According to a recent story on index.hu, the local unit of Swiss publishing giant Ringier – which puts out top tab Blikk – wants to buy Híd Rádió Zrt, which among other things publishes second-place Bors. So the GVH must now clarify whether such a marriage – which would keep Bors in circulation – passes regulatory muster. At the end of 2008, Blikk was selling an average of 217,000 per day, while Bors – which means “pepper” in Hungarian – had a circulation of 88,000, and the even smaller Napi Ász (“Daily Ace”).

To put that in perspective, such a merger would swell Ringier’s total daily circulation in Hungary to about 480,000, counting leading “political” daily Népszabadság and sport sheet Nemzeti Sport. (All the other national broadsheets put together sell a grand total of 120,000 copies per day.)

Back in 2001 Ringier gobbled up another rival, Mai Nap, and folded it into Blikk. For a few weeks the move left it in total control of the trash paper market, until some former Mai Nap staffers came out with Színes Mai Nap, which changed its name to Színes Bulvár Lap in 2004 following an infringement suit by Ringier, and finally to Bors.

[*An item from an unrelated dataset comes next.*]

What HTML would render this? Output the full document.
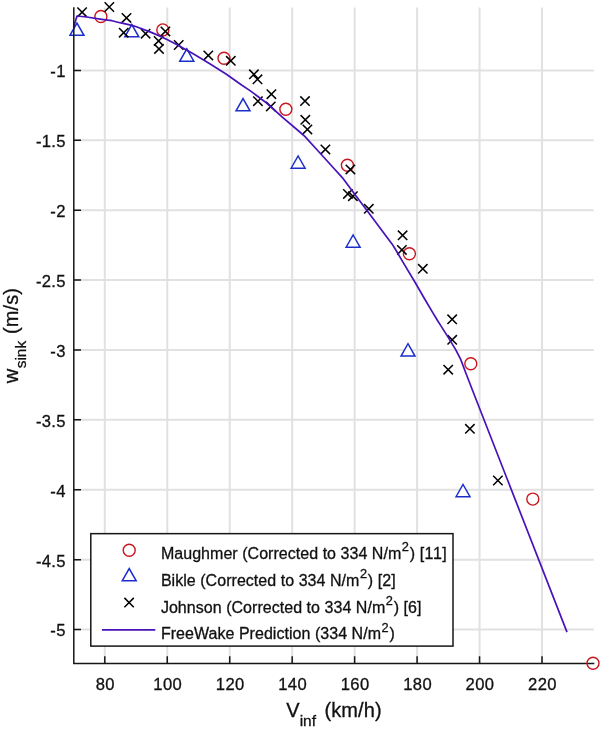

While the GVH probe would naturally focus on whether a takeover would put Ringier in a dominant market position, it would first have to figure out what exactly constitutes “tabloid” news. Which should be very interesting indeed. Because if the answer is shallow, sensationalistic, and mostly concerned with the trivialities of irritating pseudo-celebrities, they would have to take into account most of the country’s “serious” newspapers as well.